Arrows of Desire
Arrows of Desire is a provocative title with a pedigreed history. The noun phrase is in William Blake’s epic, Milton a Poem. Since then, part of Blake’s preface to the poem has become Jerusalem, an unofficial anthem that rejoices in a heaven in England prior to the development of the satanic mills of the Industrial Revolution. Sandra Adickes, professor emerita in the English department at Winona State University in Minnesota, writes a historical fiction worthy of its title. The author skillfully uses scores of allusions to the great works of literature, politics, social discourse, and other arts from the period of the Industrial Revolution. She also includes The Pilgrim’s Progress, the most famous allegory in English Literature. Arrows of Desire, spanning four decades from 1794 to 1832, is similarly presented—a story designed to give reference to historical events.

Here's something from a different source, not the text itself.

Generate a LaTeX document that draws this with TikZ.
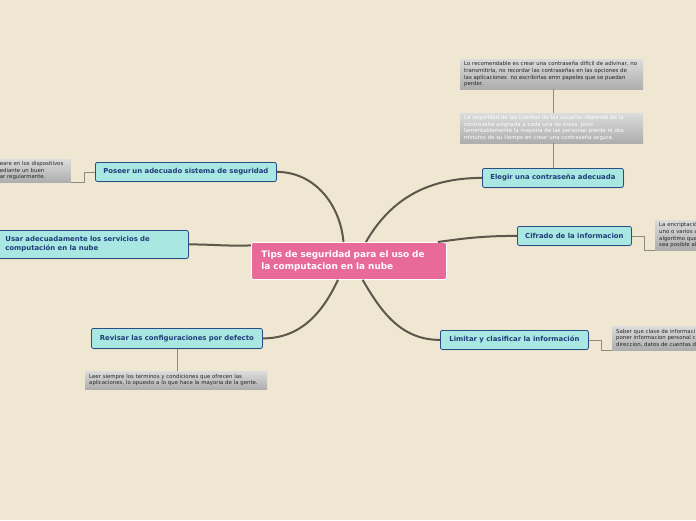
\documentclass[tikz,border=0pt]{standalone}
\usepackage{fontspec}
\setmainfont{DejaVu Sans}
\usetikzlibrary{positioning,shadows}
\definecolor{mapbg}{HTML}{EFE7D2}
\definecolor{mappink}{HTML}{E86A98}
\definecolor{mapcyan}{HTML}{A9E7E3}
\definecolor{mapblue}{HTML}{2C4C86}
\definecolor{mapink}{HTML}{1F3D78}
\definecolor{mapline}{HTML}{5B574A}
\definecolor{twiggrey}{HTML}{8E8B7E}

\begin{document}
\begin{tikzpicture}[x=1pt,y=-1pt,
  topic/.style={fill=mappink,draw=white,line width=.8pt,rounded corners=2pt,text=white,align=left,font=\fontsize{8.9}{12}\selectfont\bfseries,inner xsep=10pt,text width=175pt,minimum height=37pt},
  branch/.style={fill=mapcyan,draw=mapblue,line width=.8pt,rounded corners=2pt,text=mapink,font=\fontsize{6.9}{9}\selectfont\bfseries,minimum height=19pt,drop shadow={shadow xshift=.6pt,shadow yshift=-1pt,opacity=.25}},
  note/.style={top color=black!14,bottom color=black!32,text=black!85,align=left,font=\fontsize{5.4}{6.6}\selectfont,inner xsep=4pt,inner ysep=2pt},
  trunk/.style={draw=mapline,line width=2pt},
  twig/.style={draw=twiggrey,line width=.6pt}]
\path[use as bounding box,fill=mapbg] (0,0) rectangle (696,520);
\node[note,anchor=north west,text width=175pt,minimum height=30pt] (recom) at (460,59) {Lo recomendable es crear una contraseña dificil de adivinar, no\\transmitirla, no recordar las contraseñas en las opciones de\\las aplicaciones \ no escribirlas emn papeles que se puedan\\perder.};
\node[note,anchor=north west,text width=175pt,minimum height=30pt,text=white] (cuentas) at (460,113) {La seguridad de las cuentas de los usuarios depende de la\\contraseña asignada a cada una de estas, pero\\lamentablemente la mayoría de las personas pierde ni dos\\minutos de su tiempo en crear una contraseña segura.};
\node[note,anchor=north east,text width=69pt,inner xsep=2pt,minimum height=23pt] (escaneo) at (71,159) {eare en los dispositivos\\ediante un buen\\ar regularmente.};
\node[note,anchor=north west,text width=80pt,minimum height=30pt] (encrip) at (655,220) {La encriptación\\uno o varios a\\algoritmo que\\sea posible al};
\node[note,anchor=north west,text width=100pt,minimum height=24pt] (saber) at (612,326) {Saber que clase de informaci\\poner informacion personal c\\direccion, datos de cuentas d};
\node[note,anchor=north west,text width=174pt,minimum height=18pt] (leer) at (85,371) {Leer siempre los terminos y condiciones que ofrecen las\\aplicaciones, lo opuesto a lo que hace la mayoria de la gente.};
\node[topic,anchor=north west] (tips) at (251,242) {Tips de seguridad para el uso de\\la computacion en la nube};
\node[branch,anchor=north west,minimum width=181pt] (poseer) at (95,162) {Poseer un adecuado sistema de seguridad};
\node[branch,anchor=north west,minimum width=194pt,minimum height=28pt,align=left,text width=172pt,inner xsep=11pt] (usar) at (-6,230) {Usar adecuadamente los servicios de\\computación en la nube};
\node[branch,anchor=north west,minimum width=171pt,minimum height=20pt] (revisar) at (91,328) {Revisar las configuraciones por defecto};
\node[branch,anchor=north west,minimum width=141pt] (elegir) at (482,168) {Elegir una contraseña adecuada};
\node[branch,anchor=north west,minimum width=114pt] (cifrado) at (517,226) {Cifrado de la informacion};
\node[branch,anchor=north west,minimum width=148pt] (limitar) at (440,330) {Limitar y clasificar la información};
\draw[trunk] (tips.106) to[out=95,in=0] (poseer.east);
\draw[trunk] (tips.48) to[out=60,in=180] (elegir.west);
\draw[trunk] (tips.12) to[out=8,in=180] (cifrado.west);
\draw[trunk] (tips.306) to[out=-60,in=180] (limitar.west);
\draw[trunk] (tips.240) to[out=-115,in=0] (revisar.east);
\draw[trunk] (tips.171) to[out=182,in=0] (usar.east);
\draw[twig] (elegir.north) -- (elegir.north |- cuentas.south);
\draw[twig] (cuentas.north -| elegir.north) -- (elegir.north |- recom.south);
\draw[twig] (poseer.west) -- ++(-11,0) |- (escaneo.south east);
\draw[twig] (cifrado.east) -- ++(12,0) |- (encrip.south west);
\draw[twig] (limitar.east) -- ++(12,0) |- (saber.south west);
\draw[twig] (revisar.south) -- (revisar.south |- leer.north);
\end{tikzpicture}
\end{document}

After fighting against the Americans in their revolution, Englishman Joshua Benton becomes an admirer of Tom Paine and feels remorse at having killed farmers like himself during the war. When a huge cotton mill is built in his hamlet, most of his friends lose their jobs to machinery or end up working inhuman hours at the mill and living in the company’s tenements. He unifies the workers, and his wife, Hannah, sets up a school for the poor. When the couple’s children become adults, each in his or her own way espouses the alleviation of suffering and seeks remedies to right social wrongs.
The book’s chapters are laid out in time frames with simple titles explaining the Benton family’s life purpose—to build a new Jerusalem by seeking reform. The text is well wrought, its logical construction akin to that of Jane Austen’s work, which also appeared in this time period. The Benton women enjoy Austen’s elegant prose and her characters, who represent the south of England at a time when females sought security and love. However, the Benton women are social advocates with political agendas; they want “…a novel about the struggles for actual survival…[one] that exposes injustice and corruption.” Adickes’s book specifies how the family works to alleviate mistreatment of the poor and working class who are exploited or abandoned when machines take over.
Manchester becomes the center of the factories and mills that bring wealth to some, but destroy the environment while committing millions to lives of poverty. The church is complicit as it aids the mill owners. Manchester is the prominent setting for the Bentons, who feel they have been cast out of Eden, and the city where reform and a representative government is most needed.
Adickes engages the reader with history through the speeches of her characters. She adroitly uses political treatises, poetry, and novels that illuminate the zeitgeist, from Rights of Man by Paine and The Prelude by William Wordsworth to the great writings of Percy Bysshe Shelley and Lord Byron. Her fantastic book serves historians as a reference and lovers of literature with a treasured work of art.